Pillar 5: Cross-Platform Budget Allocation
Running PPC on Google alone leaves money on the table. The most efficient advertisers distribute budget across platforms based on where their audience is and where the economics are most favorable.
Platform Performance Benchmarks (2024)
| Platform | Avg. CPC | Avg. Conversion Rate | Best For |
|---|---|---|---|
| Google Search | $2.69 | 3.75% | High-intent capture |
| Google Shopping | $0.66 | 1.91% | eCommerce product visibility |
| Microsoft Ads | $1.54 | 2.94% | B2B, older demographics, lower CPCs |
| Meta Ads | $0.97 | 9.21% | Awareness, retargeting, B2C |
| LinkedIn Ads | $5.26 | 2.35% | B2B lead generation |
Sources: WordStream, 2024; Statista, 2024; LinkedIn Marketing Solutions, 2024
The Diminishing Returns Curve
Every platform has a point of diminishing returns where additional spend produces progressively lower ROI. Monitor your cost curves and redistribute budget from saturated platforms to under-invested ones:
- If your Google Search impression share exceeds 85%, additional budget yields minimal incremental conversions
- Meta Ads typically show diminishing returns once frequency exceeds 3-4 per week for the same audience
- Microsoft Ads often delivers 30-40% lower CPCs for identical keywords, making it an efficient supplementary channel (Microsoft Advertising, 2024)

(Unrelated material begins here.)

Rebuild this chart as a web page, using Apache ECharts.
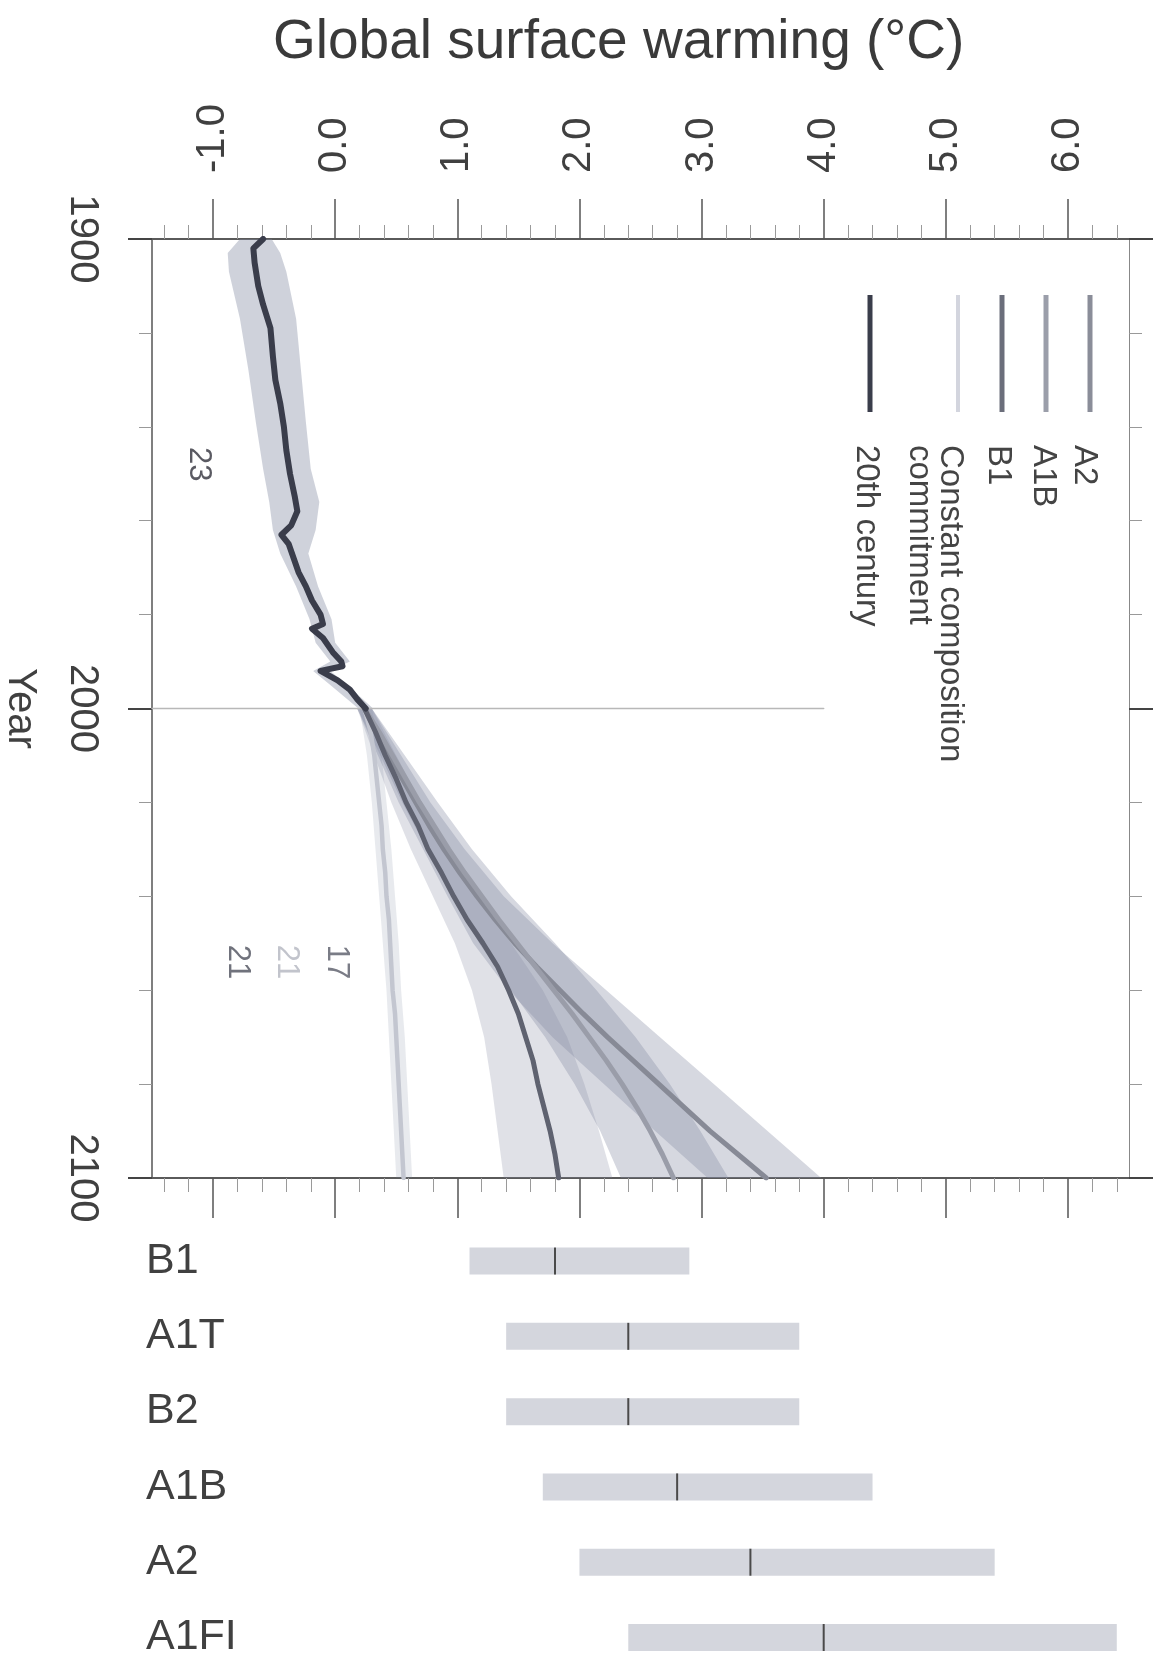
<!DOCTYPE html>
<html><head><meta charset="utf-8">
<script src="https://cdn.jsdelivr.net/npm/echarts@6/dist/echarts.min.js"></script>
<style>html,body{margin:0;padding:0;background:#fff}#c{width:1167px;height:1662px}</style>
</head><body><div id="c"></div>
<script>
// ---------- DATA ----------
const tempMajor = [-1, 0, 1, 2, 3, 4, 5, 6];
const tempMinor = [-1.4,-1.2,-0.8,-0.6,-0.4,-0.2,0.2,0.4,0.6,0.8,1.2,1.4,1.6,1.8,2.2,2.4,2.6,2.8,3.2,3.4,3.6,3.8,4.2,4.4,4.6,4.8,5.2,5.4,5.6,5.8,6.2,6.4];
const yearMajor = [1900, 2000, 2100];
const yearMinor = [1920, 1940, 1960, 1980, 2020, 2040, 2060, 2080];

// 20th century multi-model mean
const years20 = [1900,1902,1905,1910,1914,1919,1925,1930,1935,1940,1945,1950,1955,1958,1961,1963,1965,1968,1971,1974,1977,1980,1982,1983,1985,1988,1990,1991,1992,1994,1996,1998,2000];
const temp20  = [-0.59,-0.67,-0.66,-0.63,-0.59,-0.53,-0.51,-0.49,-0.45,-0.42,-0.40,-0.37,-0.33,-0.31,-0.36,-0.44,-0.38,-0.34,-0.30,-0.24,-0.19,-0.12,-0.10,-0.19,-0.10,-0.02,0.05,0.06,-0.12,0.02,0.12,0.18,0.25];
// 20th century +/- 1 sd band
const band20Years = [1900,1903,1907,1917,1928,1939,1949,1956,1962,1967,1974,1981,1986,1990,1992,1995,2000];
const band20Low   = [-0.78,-0.88,-0.87,-0.78,-0.71,-0.65,-0.59,-0.54,-0.51,-0.45,-0.32,-0.21,-0.16,-0.04,-0.18,-0.04,0.19];
const band20High  = [-0.52,-0.45,-0.40,-0.32,-0.28,-0.24,-0.20,-0.13,-0.16,-0.22,-0.14,-0.03,0.00,0.12,-0.04,0.10,0.31];

// 21st century scenarios
const scenYears = [2000,2005,2010,2015,2020,2025,2030,2035,2040,2045,2050,2055,2060,2065,2070,2075,2080,2085,2090,2095,2100];
const tempA2    = [0.24,0.34,0.44,0.55,0.66,0.77,0.89,1.02,1.16,1.31,1.47,1.65,1.84,2.03,2.23,2.44,2.65,2.86,3.07,3.30,3.53];
const tempA1B   = [0.24,0.36,0.47,0.58,0.69,0.81,0.93,1.06,1.20,1.34,1.49,1.64,1.79,1.94,2.08,2.22,2.35,2.47,2.58,2.68,2.77];
const tempB1    = [0.24,0.33,0.41,0.50,0.58,0.68,0.76,0.87,0.97,1.08,1.21,1.33,1.42,1.50,1.56,1.62,1.66,1.71,1.76,1.80,1.83];
const tempCC    = [0.24,0.29,0.32,0.34,0.36,0.38,0.39,0.41,0.42,0.44,0.45,0.46,0.47,0.49,0.50,0.51,0.52,0.53,0.54,0.55,0.56];

// scenario +/- 1 sd bands
const bandYears = [2000,2010,2020,2030,2040,2050,2060,2070,2080,2090,2100];
const bandA2Low   = [0.18,0.35,0.52,0.72,0.92,1.13,1.42,1.78,2.20,2.62,3.05];
const bandA2High  = [0.30,0.54,0.78,1.06,1.38,1.78,2.22,2.66,3.10,3.54,3.98];
const bandA1BLow  = [0.18,0.37,0.55,0.75,0.96,1.18,1.44,1.72,1.96,2.17,2.34];
const bandA1BHigh = [0.30,0.57,0.84,1.12,1.44,1.80,2.14,2.46,2.74,2.99,3.22];
const bandB1Low   = [0.18,0.32,0.46,0.62,0.80,0.98,1.12,1.22,1.28,1.33,1.38];
const bandB1High  = [0.30,0.50,0.70,0.92,1.16,1.44,1.70,1.90,2.04,2.16,2.27];
const bandCCLow   = [0.20,0.26,0.30,0.33,0.36,0.39,0.42,0.44,0.46,0.48,0.50];
const bandCCHigh  = [0.30,0.38,0.42,0.46,0.49,0.52,0.54,0.57,0.59,0.61,0.63];

// reference line at year 2000
const refLineTemp = [-1.5, 4.0];
const refLineYear = [2000, 2000];

// model counts
const annoText = ['23', '17', '21', '21'];
const annoTemp = [-1.12, 0.01, -0.40, -0.80];
const annoYear = [1948, 2054, 2054, 2054];

// likely ranges at 2090-2099
const barNames = ['B1', 'A1T', 'B2', 'A1B', 'A2', 'A1FI'];
const barRows  = [0, 1, 2, 3, 4, 5];
const barLow   = [1.1, 1.4, 1.4, 1.7, 2.0, 2.4];
const barHigh  = [2.9, 3.8, 3.8, 4.4, 5.4, 6.4];
const barBest  = [1.8, 2.4, 2.4, 2.8, 3.4, 4.0];

// ---------- CHART ----------
const FONT = '"Liberation Sans", Arial, Helvetica, sans-serif';
const TXT = '#404040';
const chart = echarts.init(document.getElementById('c'), null, {renderer: 'canvas'});

const pair = (xs, ys) => xs.map((x, i) => [x, ys[i]]);
function bandSeries(years, low, high, fill) {
  return {
    type: 'custom', xAxisIndex: 0, yAxisIndex: 0, clip: true, silent: true,
    data: [[0, 2000]],
    renderItem: function (params, api) {
      const pts = [];
      for (let i = 0; i < years.length; i++) pts.push(api.coord([low[i], years[i]]));
      for (let i = years.length - 1; i >= 0; i--) pts.push(api.coord([high[i], years[i]]));
      return {type: 'polygon', shape: {points: pts}, style: {fill: fill}};
    }
  };
}
function lineSeries(xs, ys, color, width) {
  return {type: 'line', xAxisIndex: 0, yAxisIndex: 0, data: pair(xs, ys), showSymbol: false,
    symbol: 'none', silent: true, lineStyle: {color: color, width: width, join: 'round', cap: 'round'}};
}

const BAND = 'rgba(130,137,161,0.33)';
const axisBase = {type: 'value', splitLine: {show: false}, axisPointer: {show: false}};
const tempAxis = (pos, major, showLine, labels) => Object.assign({}, axisBase, {
  gridIndex: 0, position: pos, min: -1.5, max: 6.5,
  axisLine: {show: showLine, onZero: false, lineStyle: {color: '#5a5a5a', width: 2}},
  axisTick: {show: true, customValues: major ? tempMajor : tempMinor, length: major ? 40 : 14,
    lineStyle: {color: major ? '#555' : '#9a9a9a', width: major ? 1.5 : 1}},
  axisLabel: labels ? {show: true, customValues: tempMajor, rotate: -90, margin: 66,
    formatter: v => v.toFixed(1), fontSize: 40, color: TXT, fontFamily: FONT} : {show: false}
});
const yearAxis = (pos, major, showLine, labels) => Object.assign({}, axisBase, {
  gridIndex: 0, position: pos, min: 1900, max: 2100, inverse: true,
  axisLine: {show: showLine, onZero: false, lineStyle: {color: pos === 'left' ? '#555' : '#888', width: pos === 'left' ? 1.5 : 1}},
  axisTick: {show: true, customValues: major ? yearMajor : yearMinor, length: major ? 24 : 13,
    lineStyle: {color: major ? '#444' : '#999', width: major ? 2 : 1}},
  axisLabel: labels ? {show: true, customValues: yearMajor, rotate: -90, margin: 50,
    formatter: v => String(v), fontSize: 40, color: TXT, fontFamily: FONT} : {show: false},
  name: labels ? 'Year' : '', nameLocation: 'middle', nameRotate: -90, nameGap: 112,
  nameTextStyle: {fontSize: 40, color: TXT, fontFamily: FONT}
});

const legendItems = [
  {name: 'A2', color: '#8a8d99', w: 5, lx: 1090, tx: 1084},
  {name: 'A1B', color: '#9b9eaa', w: 5, lx: 1046, tx: 1043},
  {name: 'B1', color: '#6b6e7b', w: 5, lx: 1002, tx: 998},
  {name: 'Constant composition\ncommitment', color: '#d3d5de', w: 4, lx: 958, tx: 934.5},
  {name: '20th century', color: '#3a3d4b', w: 5, lx: 870, tx: 866}
];
const graphic = [];
legendItems.forEach(it => {
  graphic.push({type: 'line', shape: {x1: it.lx, y1: 295, x2: it.lx, y2: 412},
    style: {stroke: it.color, lineWidth: it.w}, silent: true});
  graphic.push({type: 'text', x: it.tx, y: 445, rotation: -Math.PI / 2, silent: true,
    style: {text: it.name, fill: '#444', font: '33px ' + FONT, align: 'left', verticalAlign: 'middle', lineHeight: 31}});
});

const annoColors = ['#5a5a62', '#7a7c86', '#c2c4cc', '#70727c'];

const option = {
  animation: false,
  backgroundColor: '#ffffff',
  title: {text: 'Global surface warming (°C)', left: 268, top: 10,
    textStyle: {fontSize: 55, fontWeight: 'normal', color: '#3a3a3a', fontFamily: FONT}},
  grid: [
    {left: 152, top: 239, width: 977, height: 939, containLabel: false, outerBoundsMode: 'none'},
    {left: 152, top: 1223.4, width: 977, height: 436.7, containLabel: false, outerBoundsMode: 'none'}
  ],
  xAxis: [
    tempAxis('top', true, true, true),
    tempAxis('top', false, false, false),
    tempAxis('bottom', true, true, false),
    tempAxis('bottom', false, false, false),
    Object.assign({}, axisBase, {gridIndex: 1, min: -1.5, max: 6.5, show: false})
  ],
  yAxis: [
    yearAxis('left', true, true, true),
    yearAxis('left', false, false, false),
    yearAxis('right', true, true, false),
    yearAxis('right', false, false, false),
    Object.assign({}, axisBase, {gridIndex: 1, min: -0.5, max: 5.3, inverse: true,
      axisLine: {show: false, onZero: false}, axisTick: {show: false},
      axisLabel: {show: true, customValues: barRows, formatter: v => barNames[Math.round(v)],
        align: 'left', margin: 6, fontSize: 43, color: TXT, fontFamily: FONT}})
  ],
  graphic: graphic,
  series: [
    bandSeries(band20Years, band20Low, band20High, 'rgba(130,137,161,0.38)'),
    bandSeries(bandYears, bandA2Low, bandA2High, BAND),
    bandSeries(bandYears, bandA1BLow, bandA1BHigh, BAND),
    bandSeries(bandYears, bandB1Low, bandB1High, 'rgba(130,137,161,0.25)'),
    bandSeries(bandYears, bandCCLow, bandCCHigh, 'rgba(130,137,161,0.18)'),
    lineSeries(refLineTemp, refLineYear, '#b8b8b8', 1.5),
    lineSeries(tempCC, scenYears, '#c3c6d0', 4.5),
    lineSeries(tempA2, scenYears, '#878a96', 5),
    lineSeries(tempA1B, scenYears, '#9a9da9', 5),
    lineSeries(tempB1, scenYears, '#5f6270', 5),
    lineSeries(temp20, years20, '#3a3d4b', 6),
    {
      type: 'custom', xAxisIndex: 0, yAxisIndex: 0, silent: true,
      data: annoText.map((t, i) => [annoTemp[i], annoYear[i], i]),
      renderItem: function (params, api) {
        const p = api.coord([api.value(0), api.value(1)]);
        const i = api.value(2);
        return {type: 'text', x: p[0], y: p[1], rotation: -Math.PI / 2,
          style: {text: annoText[i], fill: annoColors[i], font: '31px ' + FONT, align: 'center', verticalAlign: 'middle'}};
      }
    },
    {
      type: 'custom', xAxisIndex: 4, yAxisIndex: 4, silent: true,
      encode: {x: [0, 1, 2], y: 3},
      data: barNames.map((n, i) => [barLow[i], barHigh[i], barBest[i], barRows[i]]),
      renderItem: function (params, api) {
        const row = api.value(3);
        const p0 = api.coord([api.value(0), row]);
        const p1 = api.coord([api.value(1), row]);
        const pm = api.coord([api.value(2), row]);
        const h = 27;
        return {type: 'group', children: [
          {type: 'rect', shape: {x: p0[0], y: p0[1] - h / 2, width: p1[0] - p0[0], height: h}, style: {fill: '#d4d6dd'}},
          {type: 'line', shape: {x1: pm[0], y1: p0[1] - h / 2, x2: pm[0], y2: p0[1] + h / 2}, style: {stroke: '#4a4a4a', lineWidth: 2}}
        ]};
      }
    }
  ]
};
chart.setOption(option);
</script></body></html>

Retargeting Budget Allocation
Allocate 10-20% of your total PPC budget to retargeting across platforms. Retargeting audiences convert at 2-3x the rate of cold audiences (Criteo, 2024), making this consistently one of the highest-ROI uses of paid media budget. Distribute retargeting spend where your audience is most active, not just on the platform where they first engaged.
Putting It All Together: The Monthly Optimization Cadence
Sustainable PPC optimization requires discipline, not heroics. Establish a recurring cadence:
Weekly (30 Minutes)
- Review search terms report and add negative keywords
- Check budget pacing and adjust daily budgets if needed
- Monitor bid strategy performance and flag anomalies
Biweekly (1 Hour)
- Analyze ad performance and pause underperformers
- Review auction insights for competitive shifts
- Test new ad copy variations
Monthly (2-3 Hours)
- Full account performance review against targets
- Rebalance budget allocation across campaigns and platforms
- Evaluate Quality Scores and address any drops
- Review and update negative keyword lists
- Assess whether bid strategies need adjustment
Quarterly (Half Day)
- Strategic account restructuring if needed
- Platform mix evaluation and reallocation
- Landing page performance audit
- Competitive landscape analysis
The Optimization Mindset
PPC budget optimization is not a project with a finish line. It's an ongoing discipline that compounds over time. Accounts that receive consistent, methodical optimization outperform neglected accounts by 40-60% on ROAS within six months (Optmyzr Benchmark Study, 2024).
The advertisers who win aren't the ones spending the most. They're the ones wasting the least. Every dollar saved on irrelevant clicks, suboptimal bids, and poorly structured campaigns is a dollar that can be redeployed to drive real revenue. Start with the pillar where your account has the most obvious waste, fix it, measure the impact, and move to the next.